What is interesting about Blassingame’s work in the late 1930s and early 1940s is that he was still using the tropes of the weird menace yarn and doing so very successfully. Unlike John H. Knox, who immediately toned it down when he began chronicling the exploits of Col. Crum, Blassingame’s first series detective Joe Gee faces the same sort of terrors as those that plagued the heroes of earlier stories in Terror Tales and Horror Stories. A bit of the mood is relieved as we readers know that a series character isn’t going to get killed off, but in Blassingame’s case he more than made up for it with what happened to the supporting cast!

However, by late 1941 Terror Tales and Horror Stories were gone, Dime Mystery and Thrilling Mystery went through an odd phase of series detectives plagued by a number of ailments facing weird menaces, evolving rapidly into more conventional detectives dealing with more conventional perils. The violence was toned down and even in the “Spicys”, the girls were keeping their clothes on and the villains were more concerned with profit than torture for its own sake. The weird menace genre was dead, and after a successful stint of detective tales, Wyatt Blassingame turned to the far more lucrative field of juvenile non-fiction books.

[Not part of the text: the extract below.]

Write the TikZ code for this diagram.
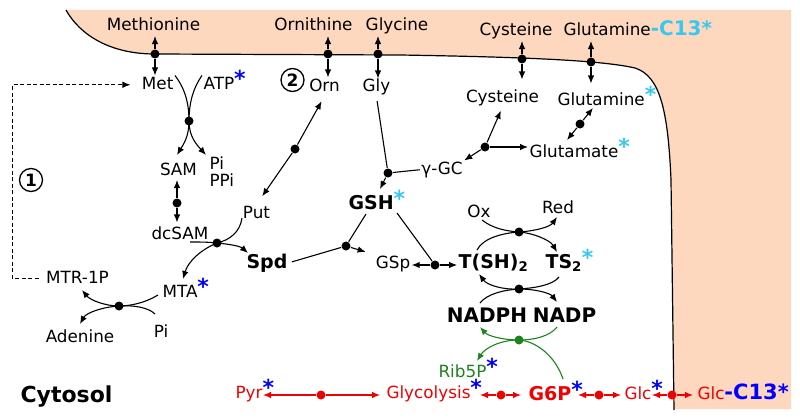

While he didn’t write many overtly supernatural stories, there’s no doubt that if he had written for Weird Tales, there would have been a Blassingame book published by Arkham House; however, as it was, the weird menace genre fell into disrepute, being judged by its worst examples rather than its best, and, until Robert Weinberg reprinted some of the material and scholars like Bob Jones and Sheldon Jaffrey brought about a rediscovery of the genre, no one, including the authors who had been mainstays of the genre, did much to keep it alive. As these volumes from DTP show, there was a great deal of memorable material published within the genre and Wyatt Blassingame was certainly among the very best authors in the field.